Скользящие лебеди вышли из берегов, гуляют вдоль трассы в поисках еды, а город поглощен серой мглой. Заретушированные башни, невнятное содержание, скользкие прогулки по лезвию ножа. Незавершенные – неначатые, зависшие в воздухе притяжения. Твердолобая упертость упавших сумерек и чьей-то не-любви. И во всем этом прорисовывается что-то такое ускользающее, до боли знакомое, прожитое, пережитое, увязнувшее в вечном ноябрьском межсезонье и давно забытом сне, в котором мы с тобой были вместе. Как же давно это было. Всегда ведь есть только одна любовь, все остальные повторяют ту, самую горькую, самую сладкую, почти первую. Почти навсегда. Главное досчитать до ста, каждая последующая сотня повторяет предыдущую. А теперь я смотрю вперед, прорубаю путь сквозь лед, раздуваю мглу и пепел. Придаю очерченность пути. Я двигаюсь вперед. Впереди гололед, пункты, причалы, опять корабли. Журчанье реки, устремленной к началу. Пожатие руки на прощанье. «Не бойся, смотри, не беги, иди. Спокойно иди к маяку.» Стою одна, у маяка, руки как крылья. Мы одни. Он светит. Сквозь тьму. Всегда.

Всегда хочется спасти умирающие ростки, вдохнуть жизнь в сонную ящерку, в замерзающую птичку, подать руку тому, у кого нет надежды. Влить радость в того, кто разучился радоваться, заставить поверить того, кто боится верить и смотрит в пол. Птичку жалко.

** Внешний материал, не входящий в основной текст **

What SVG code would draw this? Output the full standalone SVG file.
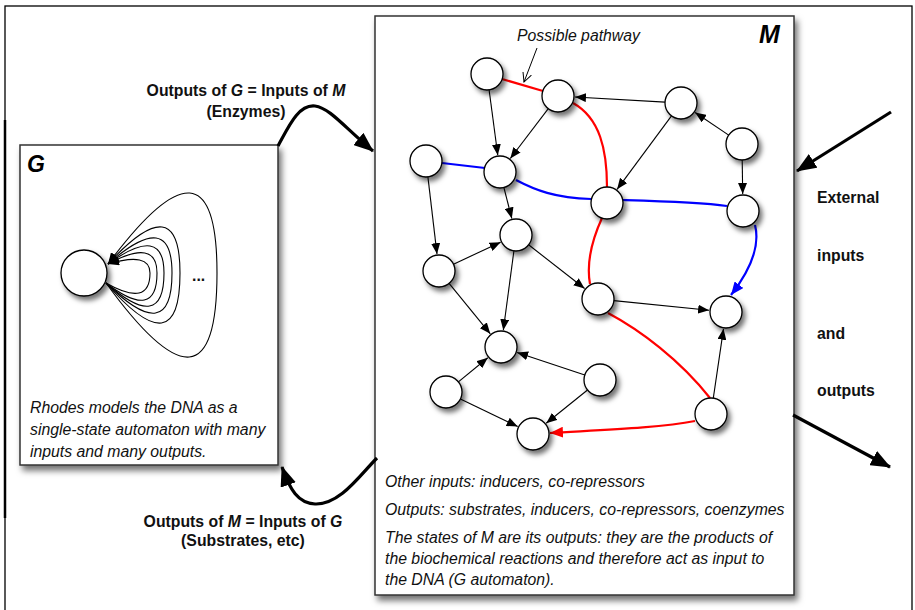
<svg xmlns="http://www.w3.org/2000/svg" width="915" height="610" viewBox="0 0 915 610">
<defs>
<style>
.node{fill:#fff;stroke:#000;stroke-width:1.3;filter:url(#sh)}
.box{fill:#fff;stroke:#333;stroke-width:1.5;filter:url(#bsh)}
.e{fill:none;stroke:#000;stroke-width:1.1;marker-end:url(#ah)}
.red{fill:none;stroke:#f00;stroke-width:2.2}
.blue{fill:none;stroke:#00f;stroke-width:2.2}
.thick{fill:none;stroke:#000;stroke-width:3.2;marker-end:url(#big)}
.loop{fill:none;stroke:#000;stroke-width:1.1;marker-end:url(#ah)}
.it{font-family:"Liberation Sans",Arial,sans-serif;font-style:italic;font-size:15.8px;fill:#111}
.b{font-family:"Liberation Sans",Arial,sans-serif;font-weight:bold;font-size:15.8px;fill:#111}
.title{font-family:"Liberation Sans",Arial,sans-serif;font-weight:bold;font-style:italic;fill:#000}
</style>
<filter id="sh" x="-60%" y="-60%" width="220%" height="220%"><feDropShadow dx="3" dy="4" stdDeviation="2.5" flood-color="#000" flood-opacity="0.55"/></filter>
<filter id="bsh" x="-10%" y="-10%" width="120%" height="120%"><feDropShadow dx="3" dy="5" stdDeviation="3" flood-color="#000" flood-opacity="0.55"/></filter>
<marker id="ah" markerUnits="userSpaceOnUse" markerWidth="11" markerHeight="9" refX="11" refY="4.5" orient="auto"><path d="M0,0 L11,4.5 L0,9 z" fill="#000"/></marker>
<marker id="ahr" markerUnits="userSpaceOnUse" markerWidth="13" markerHeight="11" refX="13" refY="5.5" orient="auto"><path d="M0,0 L13,5.5 L0,11 z" fill="#f00"/></marker>
<marker id="ahb" markerUnits="userSpaceOnUse" markerWidth="13" markerHeight="11" refX="13" refY="5.5" orient="auto"><path d="M0,0 L13,5.5 L0,11 z" fill="#00f"/></marker>
<marker id="big" markerUnits="userSpaceOnUse" markerWidth="20" markerHeight="16" refX="19" refY="8" orient="auto"><path d="M0,0 L20,8 L0,16 z" fill="#000"/></marker>
<marker id="open" markerUnits="userSpaceOnUse" markerWidth="10" markerHeight="10" refX="9" refY="5" orient="auto"><path d="M0,0.5 L9,5 L0,9.5" fill="none" stroke="#000" stroke-width="1"/></marker>
</defs>
<rect width="915" height="610" fill="#fff"/>
<!-- outer frame -->
<rect x="5" y="6" width="907" height="640" fill="none" stroke="#000" stroke-width="1.3"/>
<line x1="5" y1="120" x2="5" y2="518" stroke="#000" stroke-width="2.5"/>

<g id="G-box">
<rect class="box" x="20" y="145" width="258" height="320"/>
<text class="title" x="27" y="172" font-size="23">G</text>
<text class="it" x="30" y="413">Rhodes models the DNA as a</text>
<text class="it" x="30" y="435">single-state automaton with many</text>
<text class="it" x="30" y="457">inputs and many outputs.</text>
</g>
<g id="G-loops">
<path class="loop" d="M106,283 Q217,436 217,273 Q217,117.5 108,264"/>
<path class="loop" d="M106,283 Q180,368 180,273 Q180,185.5 108,264"/>
<path class="loop" d="M106,283 Q172,348 172,273 Q172,207.5 108,264"/>
<path class="loop" d="M106,283 Q164,334 164,273 Q164,223.5 108,264"/>
<path class="loop" d="M106,283 Q157,322 157,273 Q157,237.5 108,264"/>
<path class="loop" d="M106,283 Q150,308 150,273 Q150,251.5 108,264"/>
</g>
<g id="G-node"><circle class="node" cx="84" cy="273" r="23"/></g>
<text class="b" x="192" y="281">...</text>

<g id="M-box">
<rect class="box" x="375" y="16" width="419" height="579"/>
<text class="title" x="759" y="43" font-size="25">M</text>
<text class="it" x="517" y="41">Possible pathway</text>
<text class="it" x="385" y="487">Other inputs: inducers, co-repressors</text>
<text class="it" x="385" y="515">Outputs: substrates, inducers, co-repressors, coenzymes</text>
<text class="it" x="385" y="543">The states of M are its outputs: they are the products of</text>
<text class="it" x="385" y="564">the biochemical reactions and therefore act as input to</text>
<text class="it" x="385" y="585">the DNA (G automaton).</text>
</g>

<g id="connectors">
<line x1="537" y1="48" x2="524" y2="82" stroke="#000" stroke-width="1" marker-end="url(#open)"/>
<line class="e" x1="489.1" y1="89.9" x2="497.8" y2="155.2"/>
<line class="e" x1="548.3" y1="108.7" x2="510.3" y2="158.5"/>
<line class="e" x1="665" y1="102.1" x2="575" y2="97"/>
<line class="e" x1="671.5" y1="115.9" x2="617.1" y2="189.3"/>
<line class="e" x1="728.7" y1="135.1" x2="695.1" y2="112.5"/>
<line class="e" x1="742.2" y1="160" x2="742.7" y2="194"/>
<line class="e" x1="427.9" y1="176.9" x2="437" y2="254.1"/>
<line class="e" x1="503.9" y1="187.5" x2="511.8" y2="218.5"/>
<line class="e" x1="453.5" y1="264.2" x2="500.6" y2="242.2"/>
<line class="e" x1="528.6" y1="244.8" x2="584.6" y2="288.5"/>
<line class="e" x1="513.9" y1="250.9" x2="503.3" y2="330.2"/>
<line class="e" x1="449.1" y1="283.4" x2="490.3" y2="333.8"/>
<line class="e" x1="613.9" y1="300.6" x2="709.1" y2="310.3"/>
<line class="e" x1="713.3" y1="398.2" x2="723.5" y2="328.8"/>
<line class="e" x1="584.8" y1="374.9" x2="517.1" y2="352.4"/>
<line class="e" x1="458.4" y1="381.9" x2="487.8" y2="357.8"/>
<line class="e" x1="460.4" y1="399" x2="517.7" y2="426.6"/>
<line class="e" x1="587.5" y1="390" x2="546.2" y2="423.3"/>
<path class="red" d="M502,79 L543,91"/>
<path class="red" d="M573,103 C600,118 607,150 607,187"/>
<path class="red" d="M602,218 C592,240 586,262 590,284"/>
<path class="red" d="M608,313 C640,330 680,360 710,398"/>
<path class="red" d="M695,421 C660,428 600,430 550,433" marker-end="url(#ahr)"/>
<path class="blue" d="M442,163 L485,168"/>
<path class="blue" d="M516,180 C535,190 555,198 591,199"/>
<path class="blue" d="M623,200 C660,201 700,202 727,206"/>
<path class="blue" d="M755,225 C760,245 752,268 731,295" marker-end="url(#ahb)"/>
<path class="thick" d="M278,146 C288,128 298,104 315,106 C330,108 345,128 373,151"/>
<path class="thick" d="M377,458 C360,475 340,505 315,504 C298,503 290,490 282,467"/>
<path class="thick" d="M891,112 L797,171"/>
<path class="thick" d="M793,415 L890,467"/>
</g>

<g id="M-nodes">
<circle id="n1" class="node" cx="487" cy="74" r="16"/>
<circle id="n2" class="node" cx="558" cy="96" r="16"/>
<circle id="n3" class="node" cx="681" cy="103" r="16"/>
<circle id="n4" class="node" cx="742" cy="144" r="16"/>
<circle id="n5" class="node" cx="426" cy="161" r="16"/>
<circle id="n6" class="node" cx="500" cy="172" r="16"/>
<circle id="n7" class="node" cx="607" cy="203" r="16"/>
<circle id="n8" class="node" cx="743" cy="211" r="16"/>
<circle id="n9" class="node" cx="516" cy="235" r="16"/>
<circle id="n10" class="node" cx="439" cy="271" r="16"/>
<circle id="n12" class="node" cx="598" cy="299" r="16"/>
<circle id="n13" class="node" cx="726" cy="312" r="16"/>
<circle id="n14" class="node" cx="501" cy="347" r="16"/>
<circle id="n15" class="node" cx="446" cy="392" r="16"/>
<circle id="n16" class="node" cx="600" cy="380" r="16"/>
<circle id="n17" class="node" cx="711" cy="414" r="16"/>
<circle id="n18" class="node" cx="533" cy="434" r="16"/>
</g>

<g id="labels">
<text class="b" x="246" y="96" text-anchor="middle">Outputs of <tspan font-style="italic">G</tspan> = Inputs of <tspan font-style="italic">M</tspan></text>
<text class="b" x="246" y="117" text-anchor="middle">(Enzymes)</text>
<text class="b" x="243" y="527" text-anchor="middle">Outputs of <tspan font-style="italic">M</tspan> = Inputs of <tspan font-style="italic">G</tspan></text>
<text class="b" x="243" y="546" text-anchor="middle">(Substrates, etc)</text>
<text class="b" x="817" y="203">External</text>
<text class="b" x="817" y="261">inputs</text>
<text class="b" x="817" y="339">and</text>
<text class="b" x="817" y="396">outputs</text>
</g>
</svg>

Да, это город птиц. Но не ангелов. Здесь довольно низко, далеко от горнего Иерусалима. Эти пустотные низины настраивают на физическую активность, совершенствование тела, потребительство и бытовую культуру. Здесь попахивает протестантскими ценностями труда и социального блага, Бог где-то далеко. А русская душа без Бога деградирует и гибнет, поэтому так много русских здесь за чертой, вне социума, протест, который приводит к гибели и саморазрушению.